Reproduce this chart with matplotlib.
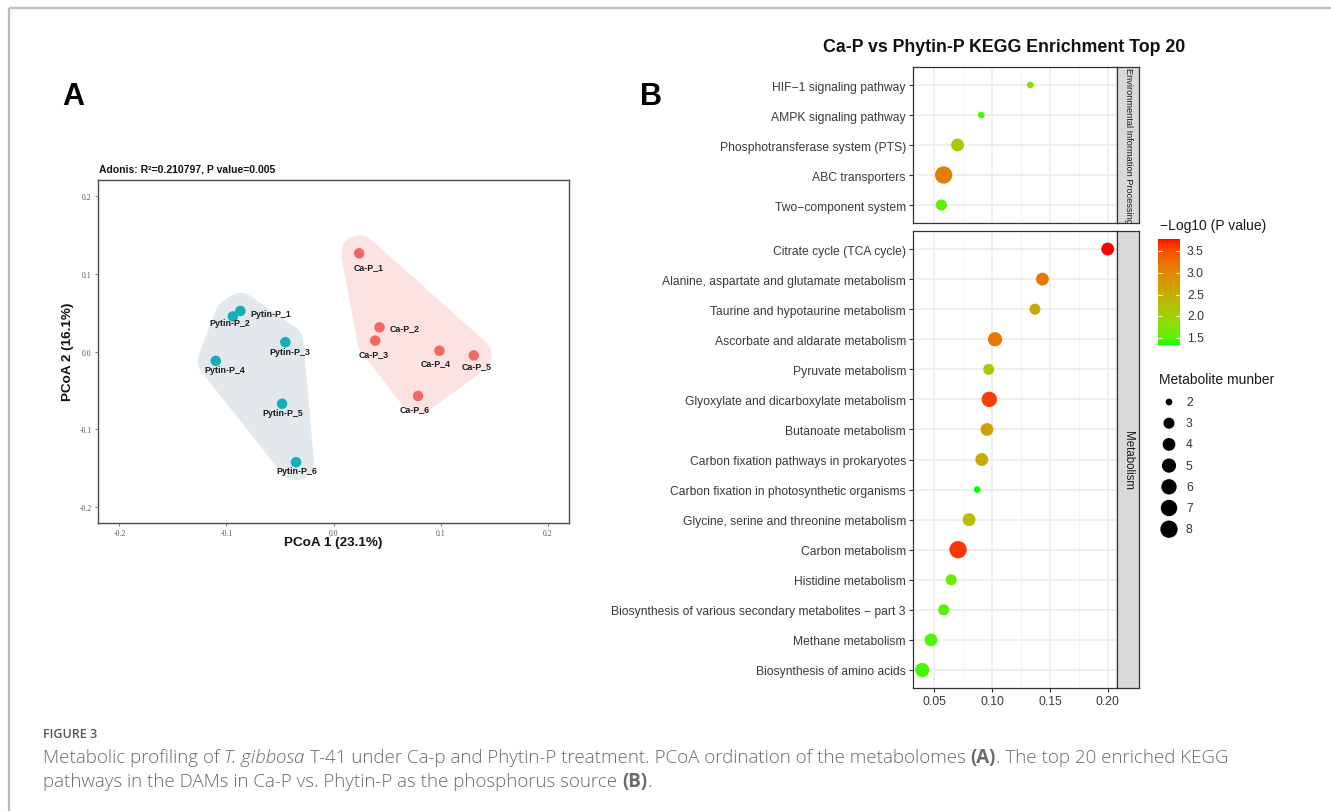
import numpy as np
import matplotlib
matplotlib.use("Agg")
import matplotlib.pyplot as plt
from matplotlib.patches import Polygon
from matplotlib.ticker import MultipleLocator, FixedLocator

plt.rcParams['font.family'] = ['Liberation Sans', 'DejaVu Sans']
plt.rcParams['axes.unicode_minus'] = False

# ---------------- data: PCoA (panel A) ----------------
sample_names = ["Ca-P_1", "Ca-P_2", "Ca-P_3", "Ca-P_4", "Ca-P_5", "Ca-P_6",
                "Pytin-P_1", "Pytin-P_2", "Pytin-P_3", "Pytin-P_4", "Pytin-P_5", "Pytin-P_6"]
sample_group = ["Ca-P"] * 6 + ["Pytin-P"] * 6
pcoa1 = [0.024, 0.043, 0.039, 0.099, 0.131, 0.079,
         -0.087, -0.094, -0.045, -0.110, -0.048, -0.035]
pcoa2 = [0.126, 0.031, 0.014, 0.001, -0.005, -0.057,
         0.052, 0.045, 0.012, -0.012, -0.067, -0.142]
pcoa_ticks = [-0.2, -0.1, 0.0, 0.1, 0.2]
adonis_text = "Adonis: R\u00b2=0.210797, P value=0.005"
pc1_label = "PCoA 1 (23.1%)"
pc2_label = "PCoA 2 (16.1%)"

# ---------------- data: KEGG enrichment (panel B) ----------------
env_terms = ["HIF\u22121 signaling pathway", "AMPK signaling pathway",
             "Phosphotransferase system (PTS)", "ABC transporters",
             "Two\u2212component system"]
env_rich = [0.133, 0.0905, 0.070, 0.058, 0.056]
env_count = [2, 2, 4, 8, 3]
env_logp = [1.85, 1.45, 2.2, 3.1, 1.5]

met_terms = ["Citrate cycle (TCA cycle)",
             "Alanine, aspartate and glutamate metabolism",
             "Taurine and hypotaurine metabolism",
             "Ascorbate and aldarate metabolism",
             "Pyruvate metabolism",
             "Glyoxylate and dicarboxylate metabolism",
             "Butanoate metabolism",
             "Carbon fixation pathways in prokaryotes",
             "Carbon fixation in photosynthetic organisms",
             "Glycine, serine and threonine metabolism",
             "Carbon metabolism",
             "Histidine metabolism",
             "Biosynthesis of various secondary metabolites \u2212 part 3",
             "Methane metabolism",
             "Biosynthesis of amino acids"]
met_rich = [0.200, 0.1435, 0.137, 0.1025, 0.097, 0.0975, 0.0955, 0.091,
            0.087, 0.080, 0.0705, 0.0645, 0.058, 0.047, 0.0395]
met_count = [4, 4, 3, 5, 3, 6, 4, 4, 2, 4, 8, 3, 3, 4, 5]
met_logp = [3.78, 3.15, 2.6, 3.15, 2.15, 3.6, 2.7, 2.6, 1.34, 2.35, 3.65,
            1.6, 1.5, 1.5, 1.45]

facet_names = ["Environmental Information Processing", "Metabolism"]
kegg_title = "Ca-P vs Phytin-P KEGG Enrichment Top 20"
color_title = "\u2212Log10 (P value)"
size_title = "Metabolite munber"
color_breaks = [1.5, 2.0, 2.5, 3.0, 3.5]
size_breaks = [2, 3, 4, 5, 6, 7, 8]
rich_ticks = [0.05, 0.10, 0.15, 0.20]

# ---------------- figure setup ----------------
W, H, DPI = 1331, 812, 100
fig = plt.figure(figsize=(W / DPI, H / DPI), dpi=DPI)
fig.patch.set_facecolor("white")


def px_axes(x0, y0, x1, y1, **kw):
    """Axes placed by pixel box (y measured from the top)."""
    return fig.add_axes([x0 / W, 1 - y1 / H, (x1 - x0) / W, (y1 - y0) / H], **kw)


overlay = fig.add_axes([0, 0, 1, 1], zorder=10)
overlay.set_xlim(0, W)
overlay.set_ylim(H, 0)
overlay.axis("off")
overlay.patch.set_alpha(0)

# page frame
overlay.plot([9, W], [9, 9], color="#BDBDBD", lw=1.6, solid_capstyle="butt")
overlay.plot([9, 9], [9, H], color="#BDBDBD", lw=1.6, solid_capstyle="butt")

# ---------------- panel A ----------------
group_colors = {"Ca-P": "#F06A62", "Pytin-P": "#14AEB6"}
hull_colors = {"Ca-P": "#FDE2E2", "Pytin-P": "#E2E8EC"}

axA = px_axes(98, 181, 569, 524)
axA.set_xlim(-0.22, 0.22)
axA.set_ylim(-0.22, 0.22)
for sp in axA.spines.values():
    sp.set_color("#4a4a4a")
    sp.set_linewidth(1.0)
axA.set_xticks(pcoa_ticks)
axA.set_yticks(pcoa_ticks)
axA.set_xticklabels([f"{t:.1f}" for t in pcoa_ticks])
axA.set_yticklabels([f"{t:.1f}" for t in pcoa_ticks])
axA.tick_params(length=2.5, width=0.6, color="#666666", labelsize=5.6,
                labelcolor="#555555", pad=2)
for lab in axA.get_xticklabels() + axA.get_yticklabels():
    lab.set_family("Liberation Serif")


def rounded_hull(pts, r, n=30):
    pts = sorted(set(map(tuple, pts)))

    def cross(o, a, b):
        return (a[0] - o[0]) * (b[1] - o[1]) - (a[1] - o[1]) * (b[0] - o[0])

    lower, upper = [], []
    for p in pts:
        while len(lower) >= 2 and cross(lower[-2], lower[-1], p) <= 0:
            lower.pop()
        lower.append(p)
    for p in reversed(pts):
        while len(upper) >= 2 and cross(upper[-2], upper[-1], p) <= 0:
            upper.pop()
        upper.append(p)
    hull = lower[:-1] + upper[:-1]
    out = []
    m = len(hull)
    for i in range(m):
        p, prv, nxt = np.array(hull[i]), np.array(hull[i - 1]), np.array(hull[(i + 1) % m])
        d_in, d_out = p - prv, nxt - p
        n_in = np.array([d_in[1], -d_in[0]]) / np.hypot(*d_in)
        n_out = np.array([d_out[1], -d_out[0]]) / np.hypot(*d_out)
        a0 = np.arctan2(n_in[1], n_in[0])
        a1 = np.arctan2(n_out[1], n_out[0])
        if a1 < a0:
            a1 += 2 * np.pi
        for a in np.linspace(a0, a1, n):
            out.append(p + r * np.array([np.cos(a), np.sin(a)]))
    return np.array(out)


x_arr = np.array(pcoa1)
y_arr = np.array(pcoa2)
grp_arr = np.array(sample_group)
for g in ["Ca-P", "Pytin-P"]:
    sel = grp_arr == g
    disp = axA.transData.transform(np.column_stack([x_arr[sel], y_arr[sel]]))
    poly_disp = rounded_hull(disp, r=18)
    poly_data = axA.transData.inverted().transform(poly_disp)
    axA.add_patch(Polygon(poly_data, closed=True, facecolor=hull_colors[g],
                          edgecolor="none", zorder=1))

for g in ["Ca-P", "Pytin-P"]:
    sel = grp_arr == g
    axA.scatter(x_arr[sel], y_arr[sel], s=(10.5 * 72 / DPI) ** 2,
                color=group_colors[g], edgecolors="none", zorder=3)

# label offsets (pixels, x right / y down) for the sample names
label_offsets = {"Ca-P_1": (9.7, 13.3), "Ca-P_2": (24.7, 0.0), "Ca-P_3": (-1.3, 13.0),
                 "Ca-P_4": (-3.7, 12.3), "Ca-P_5": (3.3, 10.3), "Ca-P_6": (-3.0, 12.7),
                 "Pytin-P_1": (30.7, 2.3), "Pytin-P_2": (-3.0, 6.3), "Pytin-P_3": (4.0, 9.0),
                 "Pytin-P_4": (9.0, 8.3), "Pytin-P_5": (0.3, 8.3), "Pytin-P_6": (0.7, 8.0)}
for nm, xv, yv in zip(sample_names, pcoa1, pcoa2):
    dx, dy = label_offsets[nm]
    axA.annotate(nm, (xv, yv), xytext=(dx * 72 / DPI, -dy * 72 / DPI),
                 textcoords="offset points", ha="center", va="center",
                 fontsize=6.4, fontweight="bold", color="#1a1a1a", zorder=4)

overlay.text(99, 170, adonis_text, fontsize=7.5, fontweight="bold",
             ha="left", va="center", color="#111111")
overlay.text(333, 543, pc1_label, fontsize=9.7, fontweight="bold",
             ha="center", va="center", color="#111111")
overlay.text(68, 352, pc2_label, fontsize=9.7, fontweight="bold", rotation=90,
             ha="center", va="center", color="#111111")
overlay.text(73, 97, "A", fontsize=22, fontweight="bold", ha="center", va="center")
overlay.text(651, 97, "B", fontsize=22, fontweight="bold", ha="center", va="center")

# ---------------- panel B ----------------
def srgb_to_lab(rgb):
    c = np.asarray(rgb, float)
    c = np.where(c <= 0.04045, c / 12.92, ((c + 0.055) / 1.055) ** 2.4)
    M = np.array([[0.4124564, 0.3575761, 0.1804375],
                  [0.2126729, 0.7151522, 0.0721750],
                  [0.0193339, 0.1191920, 0.9503041]])
    xyz = M @ c / np.array([0.95047, 1.0, 1.08883])
    f = np.where(xyz > 0.008856, np.cbrt(xyz), 7.787 * xyz + 16 / 116)
    return np.array([116 * f[1] - 16, 500 * (f[0] - f[1]), 200 * (f[1] - f[2])])


def lab_to_srgb(lab):
    L, a, b = lab
    fy = (L + 16) / 116
    fx = fy + a / 500
    fz = fy - b / 200
    f = np.array([fx, fy, fz])
    xyz = np.where(f ** 3 > 0.008856, f ** 3, (f - 16 / 116) / 7.787)
    xyz = xyz * np.array([0.95047, 1.0, 1.08883])
    Minv = np.array([[3.2404542, -1.5371385, -0.4985314],
                     [-0.9692660, 1.8760108, 0.0415560],
                     [0.0556434, -0.2040259, 1.0572252]])
    c = Minv @ xyz
    c = np.where(c <= 0.0031308, 12.92 * c, 1.055 * np.clip(c, 0, None) ** (1 / 2.4) - 0.055)
    return np.clip(c, 0, 1)


LAB_LOW = srgb_to_lab([0, 1, 0])
LAB_HIGH = srgb_to_lab([1, 0, 0])
all_logp = env_logp + met_logp
lp_min, lp_max = min(all_logp), max(all_logp)


def logp_color(v):
    t = (v - lp_min) / (lp_max - lp_min)
    return lab_to_srgb(LAB_LOW + t * (LAB_HIGH - LAB_LOW))


all_count = env_count + met_count
cnt_min, cnt_max = min(all_count), max(all_count)


def dot_size(n):
    d_px = 6.7 + 10.6 * np.sqrt((n - cnt_min) / (cnt_max - cnt_min))
    return (d_px * 72 / DPI) ** 2


all_rich = env_rich + met_rich
r_lo, r_hi = min(all_rich), max(all_rich)
r_pad = 0.05 * (r_hi - r_lo)
rich_lim = (r_lo - r_pad, r_hi + r_pad)

facets = [(env_terms, env_rich, env_count, env_logp, (68, 224)),
          (met_terms, met_rich, met_count, met_logp, (232, 689))]
x0B, x1B, xs1 = 913, 1117, 1139
for k, (terms, rich, cnt, lp, (yt, yb)) in enumerate(facets):
    ax = px_axes(x0B, yt, x1B, yb)
    n = len(terms)
    ypos = np.arange(n)[::-1]
    ax.set_xlim(*rich_lim)
    ax.set_ylim(-0.6, n - 1 + 0.6)
    ax.xaxis.set_major_locator(FixedLocator(rich_ticks))
    ax.xaxis.set_minor_locator(MultipleLocator(0.025))
    ax.set_yticks(ypos)
    ax.set_yticklabels(terms)
    ax.grid(True, which="major", color="#EBEBEB", lw=1.1, zorder=0)
    ax.grid(True, which="minor", axis="x", color="#F2F2F2", lw=0.6, zorder=0)
    ax.set_axisbelow(True)
    ax.scatter(rich, ypos, s=[dot_size(c) for c in cnt],
               color=[logp_color(v) for v in lp], edgecolors="none", zorder=3)
    for sp in ax.spines.values():
        sp.set_color("#333333")
        sp.set_linewidth(0.9)
    ax.tick_params(which="major", length=2.6, width=0.8, color="#333333",
                   labelsize=8.7, labelcolor="#3a3a3a", pad=2.5)
    ax.tick_params(which="minor", length=0)
    if k == 0:
        ax.tick_params(axis="x", which="both", length=0, labelbottom=False)
    else:
        ax.set_xticklabels([f"{t:.2f}" for t in rich_ticks])
    # facet strip
    st = px_axes(x1B, yt, xs1, yb)
    st.set_facecolor("#D9D9D9")
    st.set_xticks([])
    st.set_yticks([])
    for sp in st.spines.values():
        sp.set_color("#333333")
        sp.set_linewidth(0.9)
    st.text(0.5, 0.5, facet_names[k], rotation=-90, ha="center", va="center",
            fontsize=6.6 if k == 0 else 8.3, color="#1a1a1a",
            transform=st.transAxes, clip_on=True)

overlay.text(1004, 48, kegg_title, fontsize=12.8, fontweight="bold",
             ha="center", va="center", color="#111111")

# colour legend
overlay.text(1160, 226, color_title, fontsize=10, ha="left", va="center", color="#1a1a1a")
cb = px_axes(1158, 240, 1180, 346)
grad = np.linspace(lp_max, lp_min, 256)
cb.imshow(np.array([[logp_color(v) for v in grad]]).transpose(1, 0, 2),
          aspect="auto", extent=[0, 1, lp_min, lp_max], interpolation="bilinear")
cb.set_xlim(0, 1)
cb.set_ylim(lp_min, lp_max)
cb.axis("off")
for b in color_breaks:
    cb.plot([0, 0.2], [b, b], color="white", lw=0.8, alpha=0.8)
    cb.plot([0.8, 1], [b, b], color="white", lw=0.8, alpha=0.8)
    cb.text(1.32, b, f"{b:.1f}", transform=cb.get_yaxis_transform(),
            ha="left", va="center", fontsize=8.7, color="#333333")

# size legend
overlay.text(1159, 380, size_title, fontsize=10, ha="left", va="center", color="#1a1a1a")
for i, nb in enumerate(size_breaks):
    yy = 403 + 21.2 * i
    overlay.scatter([1169], [yy], s=dot_size(nb), color="black", edgecolors="none")
    overlay.text(1186, yy, str(nb), fontsize=8.7, ha="left", va="center", color="#333333")

# ---------------- caption ----------------
renderer = fig.canvas.get_renderer()
CAP_COLOR = "#6a6a6a"
CAP_FONT = ["Open Sans", "DejaVu Sans"]
overlay.text(43, 738, "FIGURE 3", fontsize=9, fontweight="semibold", family=CAP_FONT,
             ha="left", va="baseline", color="#555555")

caption_lines = [
    [("Metabolic profiling of ", "normal", "light"), ("T. gibbosa", "italic", "light"),
     (" T-41 under Ca-p and Phytin-P treatment. PCoA ordination of the metabolomes ", "normal", "light"),
     ("(A)", "normal", "bold"), (". The top 20 enriched KEGG", "normal", "light")],
    [("pathways in the DAMs in Ca-P vs. Phytin-P as the phosphorus source ", "normal", "light"),
     ("(B)", "normal", "bold"), (".", "normal", "light")],
]
caption_baselines = [763, 787]
for pieces, ycur in zip(caption_lines, caption_baselines):
    xcur = 43
    for txt, style, weight in pieces:
        t = overlay.text(xcur, ycur, txt, fontsize=13.5, family=CAP_FONT, style=style,
                         fontweight=weight, ha="left", va="baseline", color=CAP_COLOR)
        bb = t.get_window_extent(renderer)
        xcur += bb.width

fig.savefig("out.png", dpi=DPI, facecolor="white")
##############################
▶ [Exercise instructions]
Restate the material word for word from its first line through the line containing "plt.rcParams['axes.unicode_minus'] = False", both included; the pictures do not belong in it.

▶ [Exercise solution]
Reproduce this chart with matplotlib.
import numpy as np
import matplotlib
matplotlib.use("Agg")
import matplotlib.pyplot as plt
from matplotlib.patches import Polygon
from matplotlib.ticker import MultipleLocator, FixedLocator

plt.rcParams['font.family'] = ['Liberation Sans', 'DejaVu Sans']
plt.rcParams['axes.unicode_minus'] = False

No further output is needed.